The NPSA itself has witnessed internal modernisation through such activities as the Billy Dudley lectures, research for the NPSA, introduction of platform, monograph, writing of tributes, organising the first meeting of board of trustees, issuing ten public releases, the highest so far, organising meetings for agenda setting for the Presidency and the 10th National Assembly, migrating to e-registration for members, organising 8 physical programmes, incorporating zonal structures into NPSA workings, nominating members for media interviews, collaborating with MacArthur Foundation, CISLAC, etc during the tenure of this Exco.

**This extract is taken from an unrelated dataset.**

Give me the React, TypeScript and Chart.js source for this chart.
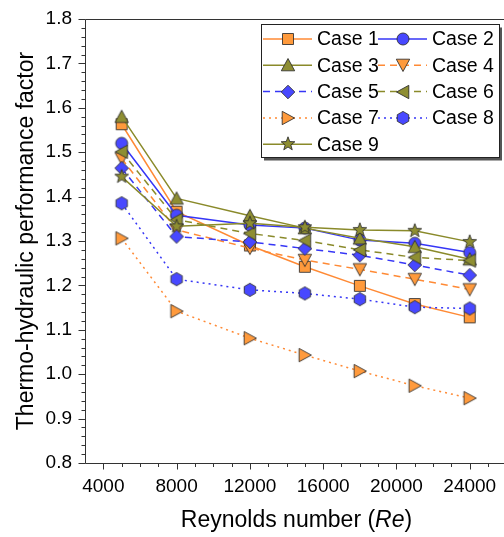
import React, { useEffect, useRef } from "react";
import { Chart, registerables } from "chart.js";

Chart.register(...registerables);

// ---------- data ----------
const reynolds = [5000, 8000, 12000, 15000, 18000, 21000, 24000];
const case1 = [1.563, 1.366, 1.29, 1.242, 1.199, 1.158, 1.128];
const case2 = [1.52, 1.358, 1.336, 1.329, 1.302, 1.295, 1.274];
const case3 = [1.58, 1.396, 1.357, 1.329, 1.306, 1.287, 1.259];
const case4 = [1.486, 1.325, 1.284, 1.257, 1.236, 1.214, 1.191];
const case5 = [1.464, 1.31, 1.298, 1.283, 1.268, 1.246, 1.223];
const case6 = [1.501, 1.348, 1.317, 1.301, 1.28, 1.263, 1.256];
const case7 = [1.306, 1.142, 1.081, 1.043, 1.007, 0.974, 0.946];
const case8 = [1.385, 1.214, 1.19, 1.182, 1.169, 1.151, 1.148];
const case9 = [1.445, 1.333, 1.34, 1.331, 1.325, 1.323, 1.298];

const seriesNames = ["Case 1", "Case 2", "Case 3", "Case 4", "Case 5", "Case 6", "Case 7", "Case 8", "Case 9"];
const seriesValues = [case1, case2, case3, case4, case5, case6, case7, case8, case9];

const xTickValues = [4000, 8000, 12000, 16000, 20000, 24000];
const yTickValues = [0.8, 0.9, 1.0, 1.1, 1.2, 1.3, 1.4, 1.5, 1.6, 1.7, 1.8];
const xTitleParts = ["Reynolds number (", "Re", ")"];
const yTitle = "Thermo-hydraulic performance factor";

// ---------- styles ----------
const FONT = '"Liberation Sans", Arial, Helvetica, sans-serif';
const ORANGE_LINE = "#ff8a35";
const ORANGE_FILL = "#ff9a3c";
const BLUE_LINE = "#3636f6";
const BLUE_FILL = "#4848ff";
const OLIVE_LINE = "#8a8a2a";
const OLIVE_FILL = "#8e8e32";
const SOLID: number[] = [];
const DASHED = [7, 5];
const DOTTED = [2, 4];

const seriesStyles = [
  { line: ORANGE_LINE, fill: ORANGE_FILL, dash: SOLID, shape: "square" },
  { line: BLUE_LINE, fill: BLUE_FILL, dash: SOLID, shape: "circle" },
  { line: OLIVE_LINE, fill: OLIVE_FILL, dash: SOLID, shape: "up" },
  { line: ORANGE_LINE, fill: ORANGE_FILL, dash: DASHED, shape: "down" },
  { line: BLUE_LINE, fill: BLUE_FILL, dash: DASHED, shape: "diamond" },
  { line: OLIVE_LINE, fill: OLIVE_FILL, dash: DASHED, shape: "left" },
  { line: ORANGE_LINE, fill: ORANGE_FILL, dash: DOTTED, shape: "right" },
  { line: BLUE_LINE, fill: BLUE_FILL, dash: DOTTED, shape: "hexagon" },
  { line: OLIVE_LINE, fill: OLIVE_FILL, dash: SOLID, shape: "star" },
];

function makeMarker(shape: string, fill: string): HTMLCanvasElement {
  const S = 18;
  const c = S / 2;
  const cv = document.createElement("canvas");
  cv.width = S;
  cv.height = S;
  const ctx = cv.getContext("2d")!;
  const poly = (pts: number[][]) => {
    ctx.moveTo(c + pts[0][0], c + pts[0][1]);
    for (let i = 1; i < pts.length; i++) ctx.lineTo(c + pts[i][0], c + pts[i][1]);
    ctx.closePath();
  };
  ctx.beginPath();
  switch (shape) {
    case "square":
      ctx.rect(c - 5.5, c - 5.5, 11, 11);
      break;
    case "circle":
      ctx.arc(c, c, 6, 0, Math.PI * 2);
      break;
    case "up":
      poly([[0, -6.5], [-6.7, 5.8], [6.7, 5.8]]);
      break;
    case "down":
      poly([[0, 6.5], [-6.7, -5.8], [6.7, -5.8]]);
      break;
    case "left":
      poly([[-6.5, 0], [5.8, -6.7], [5.8, 6.7]]);
      break;
    case "right":
      poly([[6.5, 0], [-5.8, -6.7], [-5.8, 6.7]]);
      break;
    case "diamond":
      poly([[0, -6.8], [6.8, 0], [0, 6.8], [-6.8, 0]]);
      break;
    case "hexagon": {
      const pts: number[][] = [];
      for (let k = 0; k < 6; k++) {
        const a = -Math.PI / 2 + (k * Math.PI) / 3;
        pts.push([6.6 * Math.cos(a), 6.6 * Math.sin(a)]);
      }
      poly(pts);
      break;
    }
    case "star": {
      const pts: number[][] = [];
      for (let k = 0; k < 10; k++) {
        const a = -Math.PI / 2 + (k * Math.PI) / 5;
        const r = k % 2 === 0 ? 7.2 : 3;
        pts.push([r * Math.cos(a), r * Math.sin(a)]);
      }
      poly(pts);
      break;
    }
  }
  ctx.fillStyle = fill;
  ctx.fill();
  ctx.lineWidth = 1;
  ctx.strokeStyle = "rgba(45,45,45,0.85)";
  ctx.stroke();
  return cv;
}

const decorPlugin = {
  id: "decor",
  afterDraw(chart: any) {
    const { ctx, chartArea } = chart;
    const xs = chart.scales.x;
    const ys = chart.scales.y;
    ctx.save();
    ctx.strokeStyle = "#333";
    ctx.lineWidth = 1;
    // frame: left, bottom, top
    ctx.beginPath();
    const L = Math.round(chartArea.left) + 0.5;
    const B = Math.round(chartArea.bottom) + 0.5;
    const T = Math.round(chartArea.top) + 0.5;
    ctx.moveTo(L, T);
    ctx.lineTo(L, B);
    ctx.lineTo(chartArea.right, B);
    ctx.moveTo(L, T);
    ctx.lineTo(chartArea.right, T);
    ctx.stroke();
    // x ticks
    ctx.beginPath();
    for (let v = 4000; v <= 25000; v += 1000) {
      const px = Math.round(xs.getPixelForValue(v)) + 0.5;
      const major = xTickValues.includes(v);
      ctx.moveTo(px, B);
      ctx.lineTo(px, B + (major ? 6 : 3.5));
    }
    // y ticks
    for (let i = 0; i <= 50; i++) {
      const v = 0.8 + i * 0.02;
      const py = Math.round(ys.getPixelForValue(v)) + 0.5;
      const major = i % 5 === 0;
      ctx.moveTo(L, py);
      ctx.lineTo(L - (major ? 7 : 4), py);
    }
    ctx.stroke();

    // axis titles
    ctx.fillStyle = "#000";
    ctx.font = `23px ${FONT}`;
    ctx.textBaseline = "middle";
    ctx.save();
    ctx.translate(27, 241);
    ctx.rotate(-Math.PI / 2);
    ctx.textAlign = "center";
    ctx.fillText(yTitle, 0, 0);
    ctx.restore();

    const fonts = [`23px ${FONT}`, `italic 23px ${FONT}`, `23px ${FONT}`];
    let total = 0;
    const widths = xTitleParts.map((p, i) => {
      ctx.font = fonts[i];
      const w = ctx.measureText(p).width;
      total += w;
      return w;
    });
    let x = 296.5 - total / 2;
    ctx.textAlign = "left";
    xTitleParts.forEach((p, i) => {
      ctx.font = fonts[i];
      ctx.fillText(p, x, 521);
      x += widths[i];
    });

    // legend
    const bx = 261, by = 24.5, bw = 238, bh = 133;
    ctx.fillStyle = "#555";
    ctx.fillRect(bx + 3, by + 3, bw, bh);
    ctx.fillStyle = "#fff";
    ctx.fillRect(bx, by, bw, bh);
    ctx.strokeStyle = "#222";
    ctx.lineWidth = 1;
    ctx.strokeRect(bx + 0.5, by, bw, bh);
    ctx.font = `19.5px ${FONT}`;
    ctx.textBaseline = "middle";
    chart.data.datasets.forEach((ds: any, i: number) => {
      const col = i % 2;
      const row = Math.floor(i / 2);
      const y = 39 + row * 26.3;
      const x0 = col === 0 ? 263 : 378;
      ctx.save();
      ctx.strokeStyle = ds.borderColor;
      ctx.lineWidth = 1.5;
      ctx.setLineDash(ds.borderDash || []);
      ctx.beginPath();
      ctx.moveTo(x0, y);
      ctx.lineTo(x0 + 49, y);
      ctx.stroke();
      ctx.restore();
      const img = ds.pointStyle as HTMLCanvasElement;
      ctx.drawImage(img, Math.round(x0 + 24.5 - img.width / 2), Math.round(y - img.height / 2));
      ctx.fillStyle = "#000";
      ctx.fillText(ds.label, x0 + 54, y + 1);
    });
    ctx.restore();
  },
};

export default function App() {
  const ref = useRef<HTMLCanvasElement | null>(null);
  useEffect(() => {
    if (!ref.current) return;
    const datasets = seriesNames.map((name, i) => {
      const st = seriesStyles[i];
      const marker = makeMarker(st.shape, st.fill);
      return {
        label: name,
        data: reynolds.map((r, j) => ({ x: r, y: seriesValues[i][j] })),
        borderColor: st.line,
        backgroundColor: st.fill,
        borderWidth: 1.5,
        borderDash: st.dash,
        pointStyle: marker,
        pointRadius: 7,
        pointHoverRadius: 7,
        showLine: true,
        fill: false,
        tension: 0,
        order: 9 - i,
      };
    });
    const chart = new Chart(ref.current, {
      type: "scatter",
      data: { datasets },
      plugins: [decorPlugin],
      options: {
        responsive: false,
        animation: false,
        devicePixelRatio: 1,
        layout: { autoPadding: false, padding: { top: 19, left: 0, right: 0, bottom: 0 } },
        plugins: { legend: { display: false }, tooltip: { enabled: false } },
        scales: {
          x: {
            type: "linear",
            min: 3000,
            max: 25870,
            grid: { display: false, drawTicks: false },
            border: { display: false },
            afterBuildTicks: (scale: any) => {
              scale.ticks = xTickValues.map((v) => ({ value: v }));
            },
            afterFit: (scale: any) => {
              scale.height = 74;
              scale.paddingLeft = 0;
              scale.paddingRight = 0;
            },
            ticks: {
              padding: 12,
              maxRotation: 0,
              autoSkip: false,
              color: "#000",
              font: { family: FONT, size: 19 },
              callback: (v: any) => String(v),
            },
          },
          y: {
            type: "linear",
            min: 0.8,
            max: 1.8,
            grid: { display: false, drawTicks: false },
            border: { display: false },
            afterBuildTicks: (scale: any) => {
              scale.ticks = yTickValues.map((v) => ({ value: v }));
            },
            afterFit: (scale: any) => {
              scale.width = 85;
              scale.paddingTop = 0;
              scale.paddingBottom = 0;
            },
            ticks: {
              padding: 13,
              autoSkip: false,
              color: "#000",
              font: { family: FONT, size: 19 },
              callback: (v: any) => Number(v).toFixed(1),
            },
          },
        },
      },
    });
    return () => chart.destroy();
  }, []);
  return (
    <div style={{ position: "fixed", left: 0, top: 0, width: 504, height: 537, background: "#fff" }}>
      <canvas ref={ref} width={504} height={537} style={{ display: "block" }} />
    </div>
  );
}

From this, it can be inferred that the team can do more, more than what it has already done. Or that Prof. Saliu can be said to have paid his dues as to be in a position to lead the process of transforming Political Science in Nigeria from the sort of thing David Easton used to call “intellectual foundation stones” to where the discipline has moved to today. It will be a great transformation if the discipline is moved to where those who study it in Nigeria can read and understand what those who study it any other part of the world are writing. Right now, this is not the case, pointing at how gargantuan the task of transforming Political Science in Nigeria can be. Nevertheless, it is Happy 62nd birthday to Prof Hassan Saliu, incumbent NPSA president!